Asked by Rep. Vic Kohring, R-Wasilla, the committee chair, why the tax credits should be increased and the 50 percent limit for credits that can be applied in a single year removed, Barnes said the bill has only been “moderately successful.” The level of exploration hasn’t increased enough to benefit the state, he said.

Rep. Lesil McGuire, R-Anchorage, said she was “leery of eliminating the 50 percent” annual limitation for use of credits.
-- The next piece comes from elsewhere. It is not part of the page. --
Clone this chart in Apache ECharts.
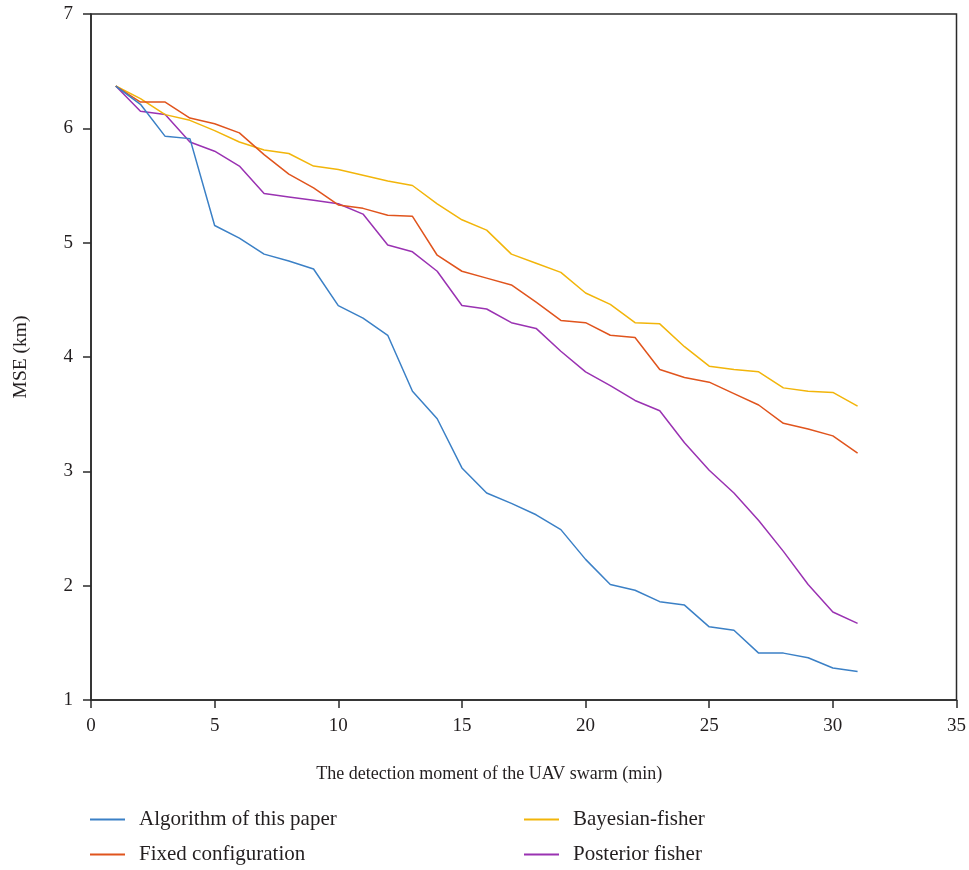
<!DOCTYPE html>
<html>
<head>
<meta charset="utf-8">
<script src="https://cdn.jsdelivr.net/npm/echarts@6/dist/echarts.min.js"></script>
<style>html,body{margin:0;padding:0;background:#fff}#c{width:969px;height:870px}</style>
</head>
<body>
<div id="c"></div>
<script>
const moments = [1,2,3,4,5,6,7,8,9,10,11,12,13,14,15,16,17,18,19,20,21,22,23,24,25,26,27,28,29,30,31];
const algorithmPaper = [6.37,6.21,5.93,5.91,5.15,5.04,4.90,4.84,4.77,4.45,4.34,4.19,3.70,3.46,3.03,2.81,2.72,2.62,2.49,2.23,2.01,1.96,1.86,1.83,1.64,1.61,1.41,1.41,1.37,1.28,1.25];
const fixedConfig = [6.37,6.23,6.23,6.09,6.04,5.96,5.77,5.60,5.48,5.33,5.30,5.24,5.23,4.89,4.75,4.69,4.63,4.48,4.32,4.30,4.19,4.17,3.89,3.82,3.78,3.68,3.58,3.42,3.37,3.31,3.16];
const bayesianFisher = [6.37,6.26,6.12,6.07,5.98,5.88,5.81,5.78,5.67,5.64,5.59,5.54,5.50,5.34,5.20,5.11,4.90,4.82,4.74,4.56,4.46,4.30,4.29,4.09,3.92,3.89,3.87,3.73,3.70,3.69,3.57];
const posteriorFisher = [6.37,6.15,6.12,5.88,5.80,5.67,5.43,5.40,5.37,5.34,5.25,4.98,4.92,4.75,4.45,4.42,4.30,4.25,4.05,3.87,3.75,3.62,3.53,3.25,3.01,2.81,2.57,2.30,2.01,1.77,1.67];
const seriesNames = ['Algorithm of this paper','Fixed configuration','Bayesian-fisher','Posterior fisher'];
const seriesColors = ['#3b80c6','#e0541d','#f2b50a','#9a32b2'];
const xTicks = [0,5,10,15,20,25,30,35];
const yTicks = [1,2,3,4,5,6,7];

const FONT = 'Liberation Serif';
const TXT = '#231f20';
const AX = '#2a2a2a';
const pair = arr => arr.map((v,i)=>[moments[i], v]);
const allData = [algorithmPaper, fixedConfig, bayesianFisher, posteriorFisher];

const chart = echarts.init(document.getElementById('c'), null, {renderer:'canvas'});
chart.setOption({
  animation:false,
  backgroundColor:'#fff',
  grid:{left:91,right:11,top:14,bottom:170,show:true,borderColor:AX,borderWidth:1.5,backgroundColor:'transparent'},
  xAxis:{type:'value',min:xTicks[0],max:xTicks[xTicks.length-1],interval:5,
    name:'The detection moment of the UAV swarm (min)',nameLocation:'middle',nameGap:65,
    nameTextStyle:{fontFamily:FONT,fontSize:18,color:TXT,padding:[0,69,0,0]},
    axisLine:{show:true,lineStyle:{color:AX,width:1.5}},
    axisTick:{show:true,inside:false,length:8,lineStyle:{color:AX,width:1.5}},
    axisLabel:{fontFamily:FONT,fontSize:19,color:TXT,margin:17},
    splitLine:{show:false}},
  yAxis:{type:'value',min:yTicks[0],max:yTicks[yTicks.length-1],interval:1,
    name:'MSE (km)',nameLocation:'middle',nameGap:60,nameRotate:90,
    nameTextStyle:{fontFamily:FONT,fontSize:19.5,color:TXT},
    axisLine:{show:true,lineStyle:{color:AX,width:1.5}},
    axisTick:{show:true,inside:false,length:8,lineStyle:{color:AX,width:1.5}},
    axisLabel:{fontFamily:FONT,fontSize:19,color:TXT,margin:18},
    splitLine:{show:false}},
  legend:[
    {left:90,top:809,padding:0,orient:'vertical',itemGap:14,itemWidth:35,itemHeight:2,icon:'rect',
     textStyle:{fontFamily:FONT,fontSize:21,color:TXT,padding:[0,0,0,9]},data:[seriesNames[0],seriesNames[1]]},
    {left:524,top:809,padding:0,orient:'vertical',itemGap:14,itemWidth:35,itemHeight:2,icon:'rect',
     textStyle:{fontFamily:FONT,fontSize:21,color:TXT,padding:[0,0,0,9]},data:[seriesNames[2],seriesNames[3]]}
  ],
  series: seriesNames.map((n,i)=>({
    name:n,type:'line',data:pair(allData[i]),symbol:'none',showSymbol:false,
    color:seriesColors[i],lineStyle:{color:seriesColors[i],width:1.5},z:10-i
  }))
});
</script>
</body>
</html>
She said it “strikes a good balance ... between rewarding investment while still getting revenue.” McGuire said she was also concerned about extending use of the credit out to 2024.

Barnes: investment needed to replace gas

Barnes said there was a need to “have an ongoing spend profile in the Cook Inlet” and the goal of the bill was to provide “a very, very stable picture of a reward that could be there for ongoing investment.” He said it takes quite a bit of time to get a field online and producing. Cook Inlet uses 150-200 billion cubic feet of gas per year, he said. If reserves could be found and replaced at $1 per thousand cubic feet, it would take a $200 million per year capital program in Cook Inlet to replace the gas being used, “and to keep that level of activity you have to create an environment that draws that investment in.”

Barnes told the committee Jan. 31, when the bill came up again, that numbers in the bill “were designed to be a starting point for discussion.” He said he expected that the Department of Revenue would do some modeling to help the Legislature “calibrate the amount of incentive that they would seek.”

The original bill, HB 61, applied only to areas south of 68 degrees north latitude, and Rep. Norm Rokeberg, R-Anchorage, proposed an amendment to HB 294 to exclude from the bill gas delivered from the North Slope to tidewater below 68 degrees north latitude, ensuring that the credit applied only to gas produced south of the Brooks Range, and not to facilities related to North Slope gas shipped south. The amendment was adopted and the bill was moved out of committee.

Kohring, Rokeberg and Rep. Ralph Samuels, R-Anchorage, all said Jan. 31 that the bill would receive further work in House Resources. Samuels, who co-chairs House Resources, was interested in having the Department of Revenue do some modeling on the incentive increases proposed in the bill.